The bill passed the House 81-36, then sat for three months in the Senate until after the Shelby decision. But the new version that emerged bore little resemblance to the original. “It was a 90-percent different bill,” Glazier testified. All the compromises were stripped out, and instead it was filled with provisions that would harm black voter participation. The bill sailed through the state Senate and was immediately sent to the House by special messenger.
There was no time to review the new proposals, Glazier said. No committee hearings. No opportunity for “scholarly understanding” of the implications. No fiscal-impact report from the non-partisan legislative staff. When the measure reached the House floor, debate was limited to about two hours. Such a process might have been appropriate to a bill regulating golf carts, Glazier said, but not to a major policy bill with significant civil-rights implications.

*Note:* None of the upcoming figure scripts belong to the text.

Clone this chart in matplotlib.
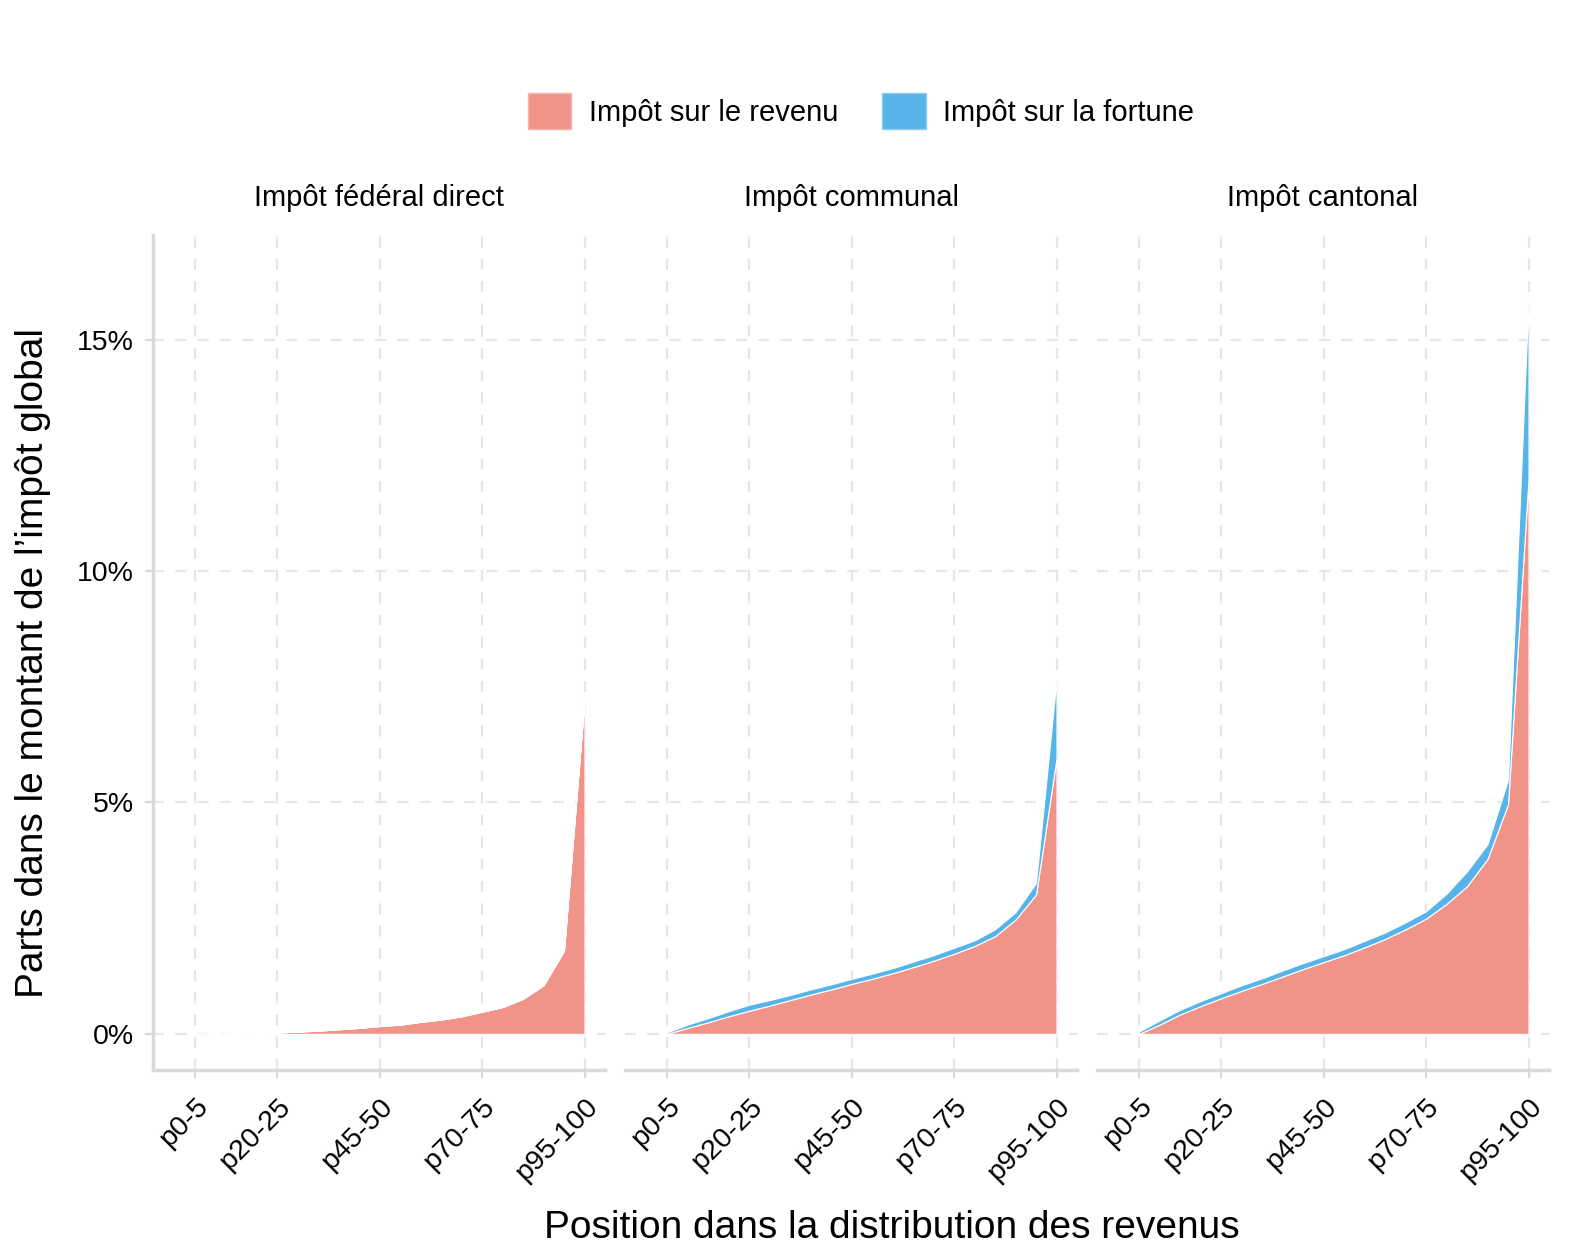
import matplotlib
matplotlib.use("Agg")
import matplotlib.pyplot as plt
import numpy as np
from matplotlib.patches import Patch

plt.rcParams['font.family'] = ['Liberation Sans', 'DejaVu Sans']

# percentile groups p0-5 ... p95-100
groups = [f"p{a}-{a + 5}" for a in range(0, 100, 5)]
tick_idx = [0, 4, 9, 14, 19]

panels = ["Impôt fédéral direct", "Impôt communal", "Impôt cantonal"]

# shares (%) of total tax, income tax part
federal_revenu = [0.0, 0.0, 0.003, 0.01, 0.03, 0.05, 0.07, 0.10, 0.13, 0.17,
                  0.20, 0.26, 0.31, 0.38, 0.48, 0.58, 0.76, 1.05, 1.80, 7.23]
federal_fortune = [0.0] * 20

communal_revenu = [0.0, 0.13, 0.25, 0.38, 0.50, 0.61, 0.73, 0.85, 0.96, 1.08,
                   1.19, 1.31, 1.44, 1.58, 1.73, 1.90, 2.11, 2.47, 3.01, 5.95]
communal_fortune = [0.03, 0.07, 0.09, 0.11, 0.13, 0.12, 0.11, 0.11, 0.11, 0.11,
                    0.11, 0.11, 0.12, 0.12, 0.13, 0.12, 0.15, 0.16, 0.25, 1.70]

cantonal_revenu = [0.0, 0.20, 0.42, 0.60, 0.77, 0.93, 1.08, 1.24, 1.40, 1.55,
                   1.70, 1.87, 2.05, 2.26, 2.49, 2.81, 3.19, 3.78, 4.96, 12.0]
cantonal_fortune = [0.05, 0.09, 0.10, 0.11, 0.11, 0.12, 0.12, 0.13, 0.13, 0.13,
                    0.13, 0.14, 0.14, 0.15, 0.16, 0.22, 0.32, 0.32, 0.53, 3.85]

revenu = [federal_revenu, communal_revenu, cantonal_revenu]
fortune = [federal_fortune, communal_fortune, cantonal_fortune]

red = '#F0948A'
blue = '#56B4E9'
grid_col = '#E6E6E6'
axis_col = '#D9D9D9'

W, H = 1574, 1259
fig = plt.figure(figsize=(W / 100, H / 100), dpi=100)

lefts = [153, 625, 1097]
pw = 452
top_px, bot_px = 235, 1070
x = np.arange(len(groups))

for k, title in enumerate(panels):
    ax = fig.add_axes([lefts[k] / W, 1 - bot_px / H, pw / W, (bot_px - top_px) / H])
    ax.set_xlim(-2.05, 20.0)
    ax.set_ylim(-0.78, 17.26)
    for t in tick_idx:
        ax.axvline(t, color=grid_col, lw=1.6, ls=(0, (5, 5)), zorder=0)
    for v in [0, 5, 10, 15]:
        ax.axhline(v, color=grid_col, lw=1.6, ls=(0, (5, 5)), zorder=0)
    ax.stackplot(x, revenu[k], fortune[k], colors=[red, blue],
                 edgecolor='white', linewidth=0.8, zorder=2)

    for s in ['top', 'right']:
        ax.spines[s].set_visible(False)
    ax.spines['bottom'].set_color(axis_col)
    ax.spines['bottom'].set_linewidth(2.5)
    ax.set_xticks(tick_idx)
    ax.set_xticklabels([groups[i] for i in tick_idx], rotation=45, ha='right',
                       rotation_mode='anchor', fontsize=20.5)
    ax.tick_params(axis='x', colors=axis_col, length=6, width=1.6, pad=11,
                   labelcolor='black')
    if k == 0:
        ax.spines['left'].set_color(axis_col)
        ax.spines['left'].set_linewidth(2.5)
        ax.set_yticks([0, 5, 10, 15])
        ax.set_yticklabels(['0%', '5%', '10%', '15%'], fontsize=20.5)
        ax.tick_params(axis='y', colors=axis_col, length=6, width=1.6, pad=8,
                       labelcolor='black')
    else:
        ax.spines['left'].set_visible(False)
        ax.set_yticks([0, 5, 10, 15])
        ax.tick_params(axis='y', length=0, labelleft=False)
    ax.set_facecolor('white')
    ax.text(0.5, 1 + 37 / (bot_px - top_px), title, transform=ax.transAxes,
            ha='center', va='center', fontsize=21)

handles = [Patch(facecolor=red, edgecolor='#F4B3AB', label='Impôt sur le revenu'),
           Patch(facecolor=blue, edgecolor='#8CCDF0', label='Impôt sur la fortune')]
fig.legend(handles=handles, loc='center', bbox_to_anchor=(0.547, 1 - 111 / H),
           ncol=2, frameon=False, fontsize=21, handlelength=1.5, handleheight=1.5,
           columnspacing=1.5, handletextpad=0.6)

fig.text(33 / W, 1 - 663 / H, "Parts dans le montant de l’impôt global",
         rotation=90, ha='center', va='center', fontsize=28)
fig.text(892 / W, 1 - 1228 / H, "Position dans la distribution des revenus",
         ha='center', va='center', fontsize=28)

fig.savefig("out.png", dpi=100, facecolor='white')
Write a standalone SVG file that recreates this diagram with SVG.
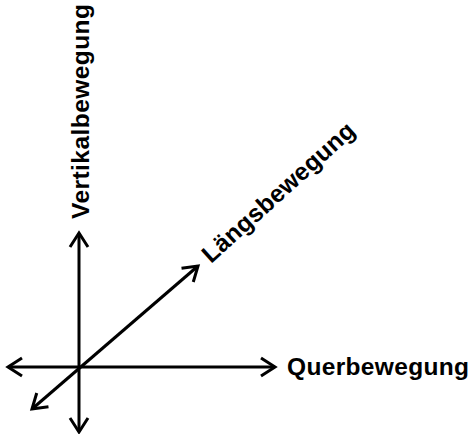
<svg xmlns="http://www.w3.org/2000/svg" width="472" height="434" viewBox="0 0 472 434">
<style>
.ax{stroke:#000;stroke-width:3;fill:none}
.lbl{font-family:"Liberation Sans",Arial,sans-serif;font-weight:bold;font-size:24.5px;fill:#000}
</style>
<defs>
<marker id="ah" markerUnits="userSpaceOnUse" markerWidth="30" markerHeight="30" viewBox="-20 -15 30 30" refX="0" refY="0" orient="auto-start-reverse" overflow="visible">
<path d="M-14,-9 L0,0 L-14,9" fill="none" stroke="#000" stroke-width="3" stroke-linejoin="miter"/>
</marker>
</defs>
<rect width="472" height="434" fill="#fff"/>
<g id="connectors">
<line class="ax" x1="8" y1="367" x2="275" y2="367" marker-start="url(#ah)" marker-end="url(#ah)"/>
<line class="ax" x1="79" y1="432" x2="79" y2="233" marker-start="url(#ah)" marker-end="url(#ah)"/>
<line class="ax" x1="32" y1="409" x2="198" y2="266" marker-start="url(#ah)" marker-end="url(#ah)"/>
</g>
<g id="querbewegung">
<text class="lbl" x="287" y="375" textLength="182" lengthAdjust="spacing">Querbewegung</text>
</g>
<g id="vertikalbewegung">
<text class="lbl" transform="translate(89,219) rotate(-90)" x="0" y="0" textLength="215" lengthAdjust="spacing">Vertikalbewegung</text>
</g>
<g id="laengsbewegung">
<text class="lbl" transform="translate(211,264) rotate(-42)" x="0" y="0" textLength="196" lengthAdjust="spacing">Längsbewegung</text>
</g>
</svg>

“It was the most emotional two hours I ever spent in public office,” Glazier said about the House debate. “This was, for many members, a feeling like their life’s work was being rolled back.” Winning poll access for African Americans was a pivotal goal of the civil rights movement, paid for with retaliatory assassinations, bombings, and arrests of activists in the 1960s. Among the Democrats reviewing the new bill, “most of us felt it was an ambush on the people of North Carolina.”
Rep. H.M. “Mickey” Michaux, Jr., a Durham Democrat who in 1977 became the South’s first African-American U.S. Attorney since Reconstruction, stood on the House floor with tears in his eyes, Glazier said. All forty-one Democratic legislators asked to speak in opposition to the bill.
By contrast, only Lewis, the Republican committee chair, spoke in favor. As Democrats pleaded for the bill’s defeat, “there was hardly a person on the other side looking up from their notes or their computer,” Glazier said. “I knew what that meant… It was clear to me that directions were given that only Rep. Lewis was to speak.”
At the end of the speeches, the Democrats broke protocol and stood up to vote “no” in unison. The bill passed on a party-line vote. Some Democratic lawmakers prayed aloud in the House chamber, hands on one another’s shoulders. A Republican friend walked over to Glazier to apologize.
“I had never been through anything like it in public life, and doubt I will again,” Glazier said. “If you were writing a textbook on how to write a bill and how to govern a legislature, this would be the textbook example of how not to do it.”
The federal court hearing in Winston-Salem is expected to continue for another day or two. Legal observers are not expecting Judge Schroeder, who was appointed by President George W. Bush, to rule immediately from the bench.